Biomed Pharmacother. 2017 Aug ;92:215-228. Epub 2017 May 22. PMID: 28544935
Cervical cancer is one of the most common female malignancies worldwide. Liquiritin (LT), a major constituent of Glycyrrhiza Radix, possesses a variety of pharmacological activities, including anti-cancer, anti-oxidative, anti-inflammatory and neuro-protective effects. However, its role in human cervical cancer remains to be elusive. In our study, we found that LT suppressed cervical cancer cell migration, invasion and cloning ability with little cytotoxicity to human normal cells. In addition, apoptosis was induced by LT in cervical cancer cells through activation of Caspase-3 and poly ADP-ribose polymerase (PARP) cleavage. LT-triggered apoptosis was dependent on extrinsic and intrinsic pathways, which were relied on Fas-associated protein with death domain (FADD)- and Bcl-2/Bax-regulated pathways, leading to Caspase-8 and Caspase-9 cleavage, respectively.

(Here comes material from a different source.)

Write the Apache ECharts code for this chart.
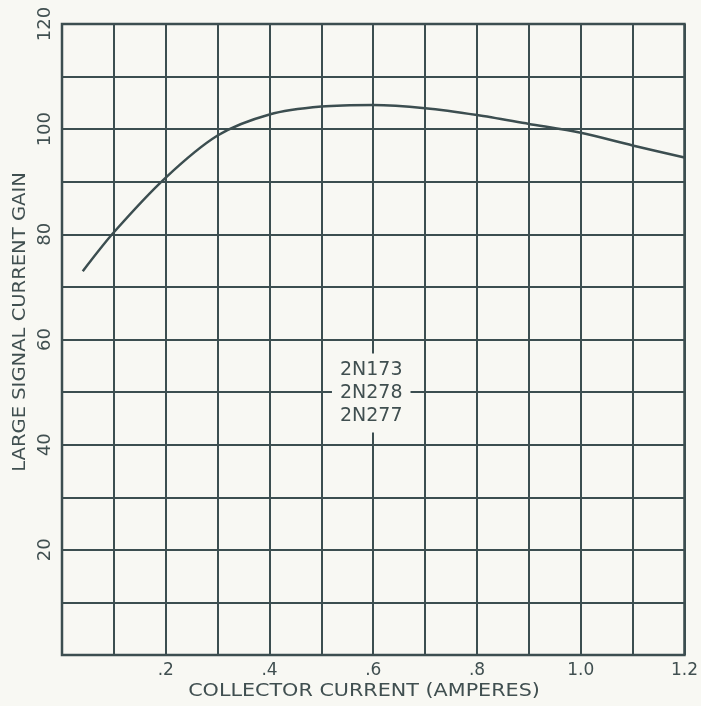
<!DOCTYPE html>
<html>
<head>
<meta charset="utf-8">
<script src="https://cdn.jsdelivr.net/npm/echarts@6/dist/echarts.min.js"></script>
<style>
html,body{margin:0;padding:0;background:#f8f8f3;}
#c{width:701px;height:706px;}
</style>
</head>
<body>
<div id="c"></div>
<script>
// Data
const currentA = [0.04, 0.1, 0.2, 0.3, 0.4, 0.5, 0.6, 0.7, 0.8, 0.9, 1.0, 1.1, 1.2];
const gain     = [73.0, 80.4, 90.8, 98.8, 102.8, 104.3, 104.6, 104.0, 102.7, 101.0, 99.3, 96.9, 94.6];
const xTickLabels = {0.2: '.2', 0.4: '.4', 0.6: '.6', 0.8: '.8', 1.0: '1.0', 1.2: '1.2'};
const yTickLabels = {20: '20', 40: '40', 60: '60', 80: '80', 100: '100', 120: '120'};
const deviceLabel = ['2N173', '2N278', '2N277'];
const deviceAnchor = [0.6, 50];
const xTitle = 'COLLECTOR CURRENT (AMPERES)';
const yTitle = 'LARGE SIGNAL CURRENT GAIN';

const ink = '#3c4e50';
const txt = '#404f50';
const bg = '#f8f8f3';
const font = 'DejaVu Sans';

const chart = echarts.init(document.getElementById('c'));
const option = {
  backgroundColor: bg,
  animation: false,
  grid: {left: 62, right: 15, top: 24, bottom: 51, show: true, borderColor: ink, borderWidth: 2.5, backgroundColor: 'transparent'},
  xAxis: {
    type: 'value', min: 0, max: 1.2, interval: 0.1,
    axisLine: {show: false}, axisTick: {show: false},
    axisLabel: {
      color: txt, fontFamily: font, fontSize: 17, margin: 7,
      formatter: v => xTickLabels[Math.round(v * 10) / 10] || ''
    },
    splitLine: {show: true, lineStyle: {color: ink, width: 2}}
  },
  yAxis: {
    type: 'value', min: 0, max: 120, interval: 10,
    axisLine: {show: false}, axisTick: {show: false},
    axisLabel: {
      color: txt, fontFamily: font, fontSize: 18, margin: 8, rotate: 90,
      formatter: v => yTickLabels[Math.round(v)] || ''
    },
    splitLine: {show: true, lineStyle: {color: ink, width: 2}}
  },
  series: [{
    type: 'line', smooth: 0.3, symbol: 'none',
    data: currentA.map((x, i) => [x, gain[i]]),
    lineStyle: {color: ink, width: 2.5}
  }]
};
chart.setOption(option);

const p = chart.convertToPixel({gridIndex: 0}, deviceAnchor);
chart.setOption({
  graphic: [
    {
      type: 'text', x: p[0] - 2, y: p[1] + 1,
      style: {
        text: deviceLabel.join('\n'),
        fill: txt, font: '19px "DejaVu Sans"', lineHeight: 23,
        align: 'center', verticalAlign: 'middle',
        backgroundColor: bg, padding: [4, 8, 6, 8]
      },
      z: 100
    },
    {
      type: 'text', x: 364, y: 691, scaleX: 1.15,
      style: {text: xTitle, fill: txt, font: '18px "DejaVu Sans"',
              align: 'center', verticalAlign: 'middle'}
    },
    {
      type: 'text', x: 21, y: 322, rotation: Math.PI / 2, scaleX: 1.15,
      style: {text: yTitle, fill: txt, font: '17px "DejaVu Sans"',
              align: 'center', verticalAlign: 'middle'}
    }
  ]
});
</script>
</body>
</html>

LT was found to increase FADD expression, while reduce Bcl-2 expression, contributing to Caspase-3 cleavage. And tumor suppressors, p21 and p53, were enhanced after LT treatment, inhibiting the growth of cervical cancer cells in vitro. Significantly, in vivo study suggested that tumor growth was impeded by LT in a dose-dependent manner through enhancing apoptosis. Together, the data here revealed that LT was an effective and promising candidate for preventing human cervical cancer progression via apoptosis enhancement.